With St. Lewis's only fire truck out of service, residents can only watch as shed burns down

A St. Lewis man watched his shed burn down last weekend as problems with equipment kept local fire crews from fully fighting the flames. (Submitted by Vanessa Turnbull - image credit)
A St. Lewis man watched his shed burn down last weekend as problems with equipment kept local fire crews from fully fighting the flames. (Submitted by Vanessa Turnbull - image credit)
Submitted by Vanessa Turnbull
Submitted by Vanessa Turnbull

A woman in the Labrador community of St. Lewis is speaking up about a lack of fire services after nothing could be done to stop her son's shed from burning down earlier this month.

Phyllis Mangrove's son, Kirk, was away from home last weekend when his shed caught fire. Mangrove, who lives next door, called the local volunteer department — only to find out they couldn't do anything.

"The fire truck was broke down, and they had a big pump in that could go in the back of a truck. And they had a hose, but that didn't work because it was froze up. So they couldn't do nothing," Mangrove said Tuesday.

"All of the harbour was down here at the time, and they just stood and watched as it burned down to the ground."

Mangrove said her son rushed home and suffered some burns trying to put out the flames with a fire extinguisher. He lost much of his belongings in the shed, along with a snowmobile he was fixing for a friend, she said.

At one point, the shed's damaged electrical wiring threatened to ignite her own home, she said.

It's not the first time Mangrove has faced a fire in the community. She says more needs to be done to improve services in the area.

"I had a house that burned down 40 years ago. I lost my home to a fire, and nothing has changed since then. Nothing. Not a thing," she said.

"That's ridiculous in this day and age. Everybody should have fire protection."

Submitted by Vanessa Turnbull
Submitted by Vanessa Turnbull

St. Lewis Mayor Helen Poole says with the community's only fire truck out of service, they need new firefighting equipment.

"We do have a brand new pump, the only issue is our truck.
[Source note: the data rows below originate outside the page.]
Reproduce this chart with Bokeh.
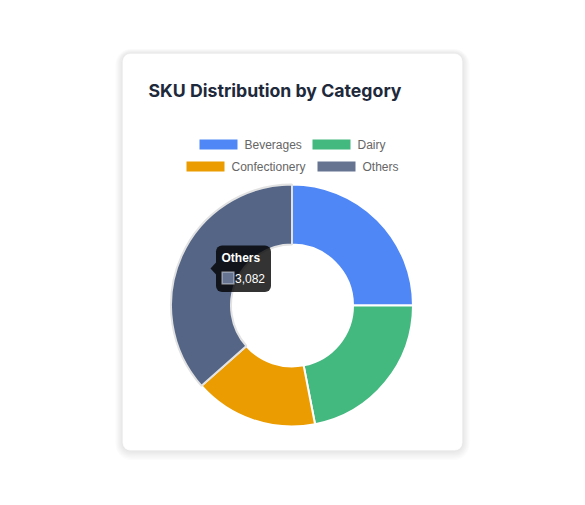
import math
from bokeh.plotting import figure
from bokeh.models import Range1d, BoxAnnotation, Label, PolyAnnotation, ColumnDataSource
from bokeh.core.properties import value
from bokeh.embed import file_html
from bokeh.resources import INLINE

# ---------------- data ----------------
categories = ["Beverages", "Dairy", "Confectionery", "Others"]
sku_counts = [2108, 1850, 1390, 3082]
colors = ["#4f87f6", "#43b87f", "#eb9c00", "#667491"]
hover_colors = ["#4f87f6", "#43b87f", "#eb9c00", "#546586"]
title_text = "SKU Distribution by Category"
tooltip_index = 3

W, H = 585, 505

def Y(y):  # screen y -> data y
    return H - y

p = figure(width=W, height=H, output_backend="svg", toolbar_location=None,
           x_range=Range1d(0, W), y_range=Range1d(0, H), min_border=0,
           x_axis_type=None, y_axis_type=None)
p.grid.visible = False
p.outline_line_color = None
p.background_fill_color = "white"
p.border_fill_color = "white"

# ---------------- card with shadow ----------------
cl, cr, ct, cb = 122, 462, 53, 450
for i in range(8, 0, -1):
    p.add_layout(BoxAnnotation(left=cl - i * 0.9, right=cr + i * 0.9,
                               top=Y(ct - i * 0.6), bottom=Y(cb + i * 1.2),
                               fill_color="black", fill_alpha=0.012,
                               line_color=None, border_radius=8 + i,
                               level="underlay", editable=False))
p.add_layout(BoxAnnotation(left=cl, right=cr, top=Y(ct), bottom=Y(cb),
                           fill_color="white", fill_alpha=1.0, line_color="#ececec",
                           line_width=1, border_radius=8, level="underlay"))

# ---------------- title ----------------
p.add_layout(Label(x=148, y=Y(90), text=title_text, text_font="Inter",
                   text_font_style="bold", text_font_size="17.7px",
                   text_color="#1e293b", text_baseline="alphabetic"))

# ---------------- legend ----------------
legend_rows = [[0, 1], [2, 3]]
legend_swatch_x = [[199, 312], [186, 317]]
legend_row_y = [144, 166]
sw_x, sw_y, tx_x, tx_y, sw_c, tx_t = [], [], [], [], [], []
for r, row in enumerate(legend_rows):
    for k, idx in enumerate(row):
        x0 = legend_swatch_x[r][k]
        sw_x.append(x0 + 19)
        sw_y.append(Y(legend_row_y[r]))
        tx_x.append(x0 + 45)
        tx_y.append(Y(legend_row_y[r]))
        sw_c.append(colors[idx])
        tx_t.append(categories[idx])
p.rect(x=sw_x, y=sw_y, width=38, height=10, fill_color=sw_c, line_color=None)
p.text(x=tx_x, y=tx_y, text=tx_t, text_font=value("Liberation Sans"),
       text_font_size="12px", text_color="#666666", text_baseline="middle")

# ---------------- donut ----------------
cx, cy = 291.5, Y(305)
total = float(sum(sku_counts))
starts, ends = [], []
acc = 0.0
for v in sku_counts:
    starts.append(math.pi / 2 - 2 * math.pi * acc / total)
    acc += v
    ends.append(math.pi / 2 - 2 * math.pi * acc / total)
fills = [hover_colors[i] if i == tooltip_index else colors[i] for i in range(len(categories))]
lines = ["#e2e2e2" if i == tooltip_index else "white" for i in range(len(categories))]
src = ColumnDataSource(dict(start=starts, end=ends, fill=fills, line=lines,
                            cat=categories, val=sku_counts))
p.annular_wedge(x=cx, y=cy, inner_radius=61, outer_radius=121,
                inner_radius_units="screen", outer_radius_units="screen",
                start_angle="start", end_angle="end", direction="clock",
                fill_color="fill", line_color="line", line_width=2, source=src)

# ---------------- tooltip ----------------
tl, tr_, tt, tb = 215.5, 270.5, 245, 291.5
p.add_layout(BoxAnnotation(left=tl, right=tr_, top=Y(tt), bottom=Y(tb),
                           fill_color="black", fill_alpha=0.8, line_color=None,
                           border_radius=6, editable=False))
p.add_layout(PolyAnnotation(xs=[tl, tl - 5.5, tl], ys=[Y(262), Y(268), Y(274)],
                            fill_color="black", fill_alpha=0.8, line_color=None))
p.add_layout(Label(x=221, y=Y(257.5), text=categories[tooltip_index],
                   text_font="Liberation Sans", text_font_style="bold",
                   text_font_size="12px", text_color="white",
                   text_baseline="alphabetic"))
p.add_layout(BoxAnnotation(left=221.5, right=233.5, top=Y(271.5), bottom=Y(283.5),
                           fill_color=colors[tooltip_index], fill_alpha=1.0,
                           line_color="white", line_width=2, editable=False))
p.add_layout(Label(x=234.5, y=Y(277.5), text=f"{sku_counts[tooltip_index]:,}",
                   text_font="Liberation Sans", text_font_size="12px",
                   text_color="white", text_baseline="alphabetic"))

open("out.html", "w").write(file_html(p, INLINE))
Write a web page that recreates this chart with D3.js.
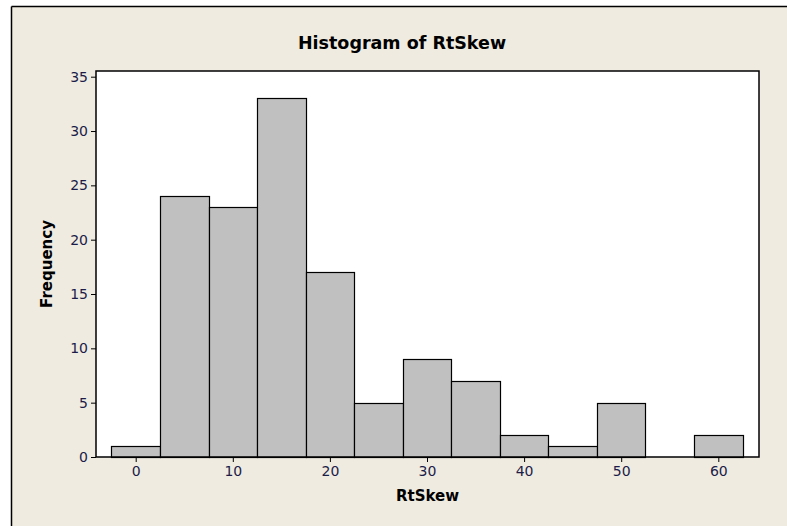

The old fire truck don't work anymore," said Poole.

In emergencies, the town attaches the water pump to a volunteer's truck, Poole said. But they also have limited access to water and sewer services, she added, which often sends firefighters to nearby ponds or the ocean to get water.

"It's not the most convenient thing, because, you know, normally you'd want to have a fire hydrant," she said. "Because of this area and the location of the shed, by the time I think everyone, the fire brigade got there, it was in a big blaze." The firefighters focused on preventing the fire from spreading to other buildings nearby, she said.

Poole says the town is working to move into a new fire house soon and is meeting with Liberal MHA Lisa Dempster in the next couple of weeks to ask for a new fire truck.